Hirosaki & Around

Japan Talk

Wild forests, waterfalls and a traditional castle town are a hiker’s paradise

Escape to the beauty of the north in these areas of Aomori Prefecture, where natural beauty and ancient tradition thrive.

Don’t Miss

  • Hirosaki Castle and its expansive grounds
  • The varied colors of the Twelve Lakes
  • Three waterfalls that rush into one at Anmon Falls
  • Bathing in the soft light of oil lamps at Aoni Onsen

How to Get There

The Hirosaki and Shirakami areas are in the southwestern part of Aomori Prefecture, and accessible by car, train, bus and air.

By train, Hirosaki is most easily accessed from Tokyo via Aomori, the last station on the Tohoku Shinkansen Line, and the connection point to the Hokkaido Shinkansen. From there, the local train to Hirosaki takes 30-40 minutes. All trains are covered by the Japan Rail Pass.

Flights from Tokyo to Aomori take about one hour and 20 minutes. From the airport, a bus to Hirosaki takes about one hour.

There are a variety of highway buses from Tokyo that travel during the day or overnight. These take around 10 hours.

A grand castle

Hirosaki is the area’s main city and transport hub. It is also a well-preserved castle town, with Hirosaki Castle at the center. Built by the Tsugaru clan, it is especially well-known today for its spectacular cherry blossoms in spring, its botanical garden, and the stately Gokoku Shrine. There is also a small lake where you can rent rowboats.

Seasonal festivals

Whether you visit for winter’s Snow Lantern Festival, the Cherry Blossom Festival in spring, summer’s Neputa Festival or to enjoy the autumn foliage, Hirosaki Castle and its grounds are beautiful. Due to be finished around 2025, renovations to the stone foundation offer insights into how Japanese castles were built.

Hiking in Shirakami Sanchi

With so fascinating places close by, Hirosaki makes for a natural hub for exploring further. The Shirakami Sanchi UNESCO World Heritage Site is the biggest draw, especially for hikers. There are 12 official hiking trails in Shirakami Sanchi, ranging from easy to hard-core mountain trekking, all offering spectacular vistas.

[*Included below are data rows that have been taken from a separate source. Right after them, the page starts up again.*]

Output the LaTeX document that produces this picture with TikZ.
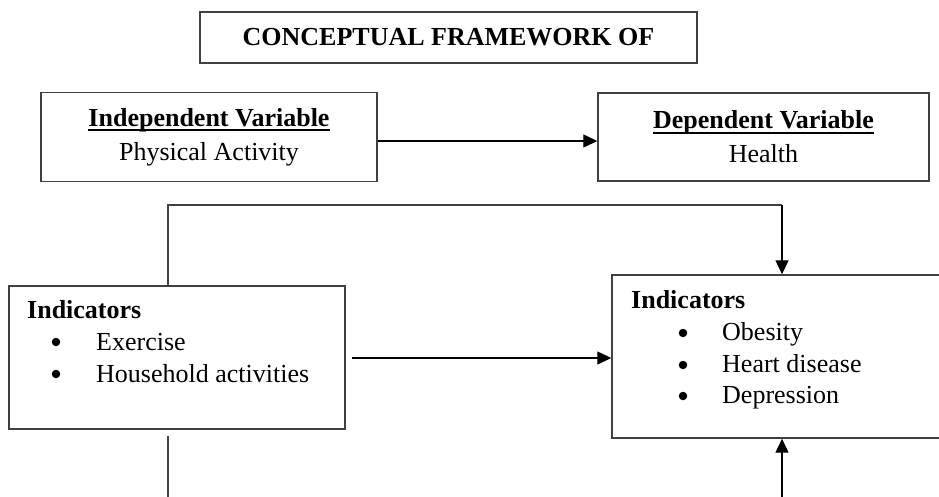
\documentclass[tikz,border=0pt]{standalone}
\usepackage{fontspec}
\setmainfont{Liberation Serif}
\usetikzlibrary{arrows.meta,calc}
\definecolor{BoxClr}{rgb}{0.25,0.25,0.25}
\newcommand{\headul}[1]{\setbox0=\hbox{#1}\rlap{\rule[-5pt]{\wd0}{2pt}}\box0}

\tikzset{
  box/.style={draw=BoxClr,line width=1.4pt,inner sep=0pt,align=center,
    font=\fontsize{26}{34}\selectfont},
  txt/.style={inner sep=0pt,anchor=base west,font=\fontsize{26}{32}\selectfont},
  bul/.style={circle,fill=black,inner sep=0pt,minimum size=8.5pt},
  flow/.style={line width=1.2pt,-{Triangle[length=14pt,width=13pt]}},
  link/.style={line width=1.2pt,color=BoxClr}
}

\begin{document}
\begin{tikzpicture}[x=1pt,y=-1pt]
\useasboundingbox (0,0) rectangle (939,497);

% boxes
\node[box,minimum width=497pt,minimum height=51pt] (title) at (448.5,37.5)
  {\textbf{CONCEPTUAL FRAMEWORK OF}};
\node[box,minimum width=336pt,minimum height=89pt] (indep) at (209,137)
  {\textbf{\headul{Independent Variable}}\\Physical Activity};
\node[box,minimum width=331pt,minimum height=88pt] (dep) at (763.5,137)
  {\textbf{\headul{Dependent Variable}}\\Health};
\node[box,minimum width=336pt,minimum height=143pt] (indl) at (177,357.5) {};
\node[box,minimum width=333pt,minimum height=163pt] (indr) at (778.5,356.5) {};

% left indicators
\node[txt] (indlhead) at (27,318) {\textbf{Indicators}};
\node[bul] (bl1) at (56,342) {};
\node[txt] (il1) at (96,350) {Exercise};
\node[bul] (bl2) at (56,374) {};
\node[txt] (il2) at (96,382) {Household activities};

% right indicators
\node[txt] (indrhead) at (631,308) {\textbf{Indicators}};
\node[bul] (br1) at (683,333) {};
\node[txt] (ir1) at (722,340) {Obesity};
\node[bul] (br2) at (683,365) {};
\node[txt] (ir2) at (722,372) {Heart disease};
\node[bul] (br3) at (683,396) {};
\node[txt] (ir3) at (722,403) {Depression};

\coordinate (upL) at (168,205);
\coordinate (upR) at (782,205);
\coordinate (midL) at (352,358);
\coordinate (lowLtop) at (168,436);
\coordinate (lowLbot) at (168,497);
\coordinate (lowR) at (782,497);

% connectors
\draw[flow] ([yshift=-4pt]indep.east) -- ([yshift=-4pt]dep.west);
\draw[link] (upL |- indl.north) -- (upL) -- (upR);
\draw[flow] (upR) -- (upR |- indr.north);
\draw[flow] (midL) -- (midL -| indr.west);
\draw[link] (lowLtop) -- (lowLbot);
\draw[flow] (lowR) -- (lowR |- indr.south);

\end{tikzpicture}
\end{document}
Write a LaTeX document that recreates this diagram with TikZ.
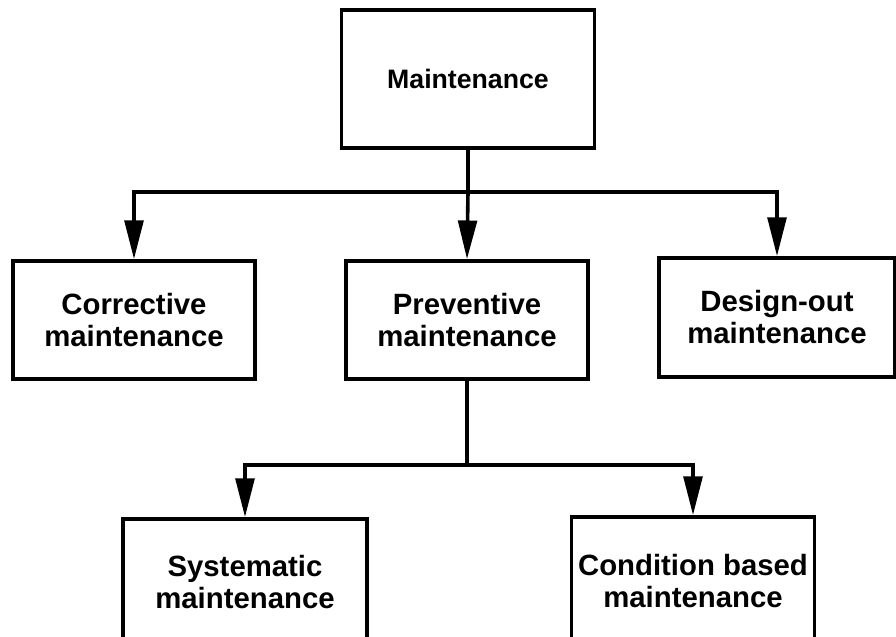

A string of stunning lakes

Like a necklace of precious gems, there are 33 jewel-colored ponds and lakes scattered throughout the Shirakami Sanchi area. They are thought to have formed when a large earthquake caused a landslide and are known as Juniko, or Twelve Lakes, because only 12 were visible from the collapsed mountain when they first formed. The most famous is a small pond called Aoike, which is a brilliant cobalt blue.

Three waterfalls in one

Also located in the Shirakami Sanchi, Anmon Falls are three waterfalls that appear as one, connected vertically. A hike takes you along the river to the source of the water. Follow the trail up the cliff to see the base of each rushing fall. Throughout the area, the thick virgin beech forest embraces you with greenery.

Onsen bathing by oil lamp

Aoni Onsen is a traditional Japanese hot spring and, as usual, you bathe naked. The indoor baths are gender segregated, but be aware that the outdoor bath is mixed. There are two one-hour time slots when women can bathe outdoors privately.

Aoni Onsen is so remote that there is no cellphone reception, and the baths are lit only by oil lamps. Relax and unwind in this magical place where time stands still.

Hirosaki’s eye-catching Neputa Festival

The Hirosaki Neputa Festival, held annually in the first week of August, shouldn’t be missed. The main event is a parade made up of giant illuminated floats, painted with brilliant depictions of warriors, samurai and glamorous women. It celebrates the past returns of victorious warriors. As night falls, the majestic floats glow in the dark.